Chances are you never heard of Dorothea Bate; she was one of those last Victorian Britons who made her way into science by the amateur study of natural history. The practice of observing, collecting, classifying, and displaying natural specimens was an acceptable hobby for gentlemen and ladies, but Bate pursued it with astonishing passion and effectiveness. As much of her life as can be reconstructed is happily related in _Discovering Dorothea: The Life of the Pioneering Fossil-Hunter Dorothea Bate_ (HarperCollins) by Karolyn Shindler. There were more than the usual difficulties of writing the biography of this important woman, and Shindler has made them part of the narrative, as the title implies. Bate's private effects, personal letters and diaries, and other mementos of her intimate life passed to her sister at Dorothea's death in 1951. The sister's home burned three years later, along with the remnants of Dorothea's life, leaving only her scientific journals and papers. It is enough, as she never married and her life consisted of her work. Shindler has fashioned an admiring narrative of a woman with many traditional feminine characteristics gamely pursuing life in the field and also in the male-dominated scientific world of the time.
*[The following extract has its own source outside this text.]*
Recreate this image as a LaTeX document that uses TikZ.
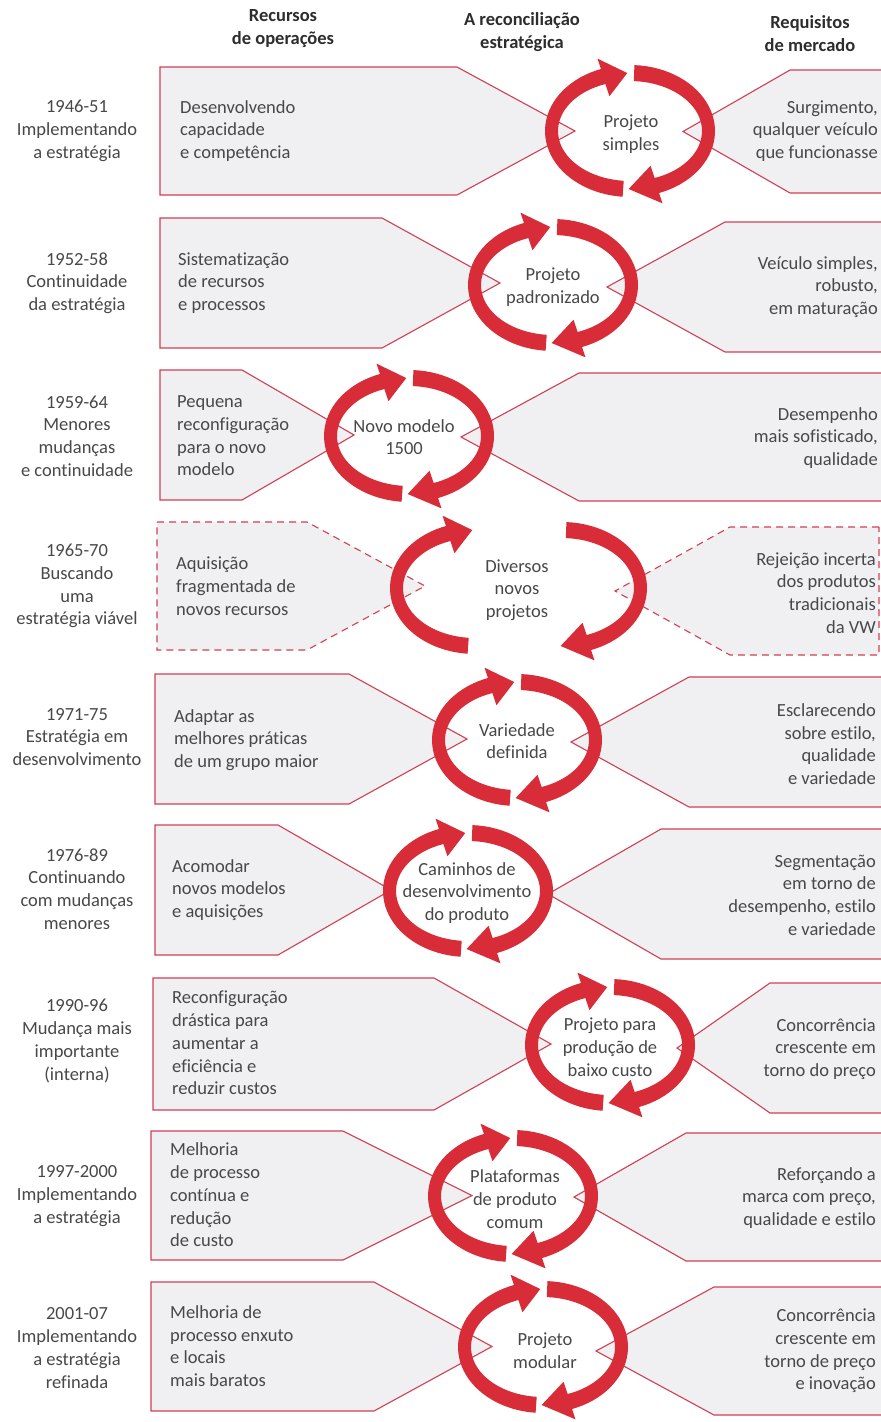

In 1898 when she was nineteen, Bate marched beyond the public areas of the magnificent Natural History Museum in South Kensington, announced herself, and stated that she wanted to see the Curator of Birds, in charge of the Bird Room. The room was a male preserve, and "that she had aspirations to join them must have been one of the most astonishing ideas that any of the scientists had ever confronted." She somehow got stationed at a table of bird skins, showing her expertise at sorting them into species. She was eventually to work for the museum, both for it in the field and within it, for her entire life. She impressed the geology department the same way two years later with finds from a cave near her home, and her career of collecting took off. She traveled on her own to Cyprus, Crete, and the Balearic Islands, where her most strenuous efforts were in getting to the remote limestone caves around the islands. She found Pleistocene remains of pygmy elephants and hippos, as well as much more, and crated them up to the museum. She became a valuable in-house member of the geology department, working for the museum until her death.
Bate's scientific journals were semi-official documents that were ready to be read by others, so Shindler produces fewer actual personal quotations from them than might be expected in a biography such as this. Nevertheless, in her letters and in the memoirs of those around her, Bate does show as a woman who is "witty, acerbic, clever, and courageous." A woman who knew her at Crete said she was "one of the jolliest, most capable, and fearless girls I ever knew." She was a nurturing guide and consultant, invaluable because of her huge store of knowledge, and one later curator who tried to tally all the papers and books thanking her for her help could not keep up with the huge number. Sadly, her family never did understand her; after reading Bate's obituary, her sister admitted, "I personally never heard about many of these things she did." Shindler admits that Bate "of necessity, is defined by what she did rather than who she was," but what she did makes for a portrait of a woman happily and constructively engaged in intellectual endeavors she exuberantly assigned to herself.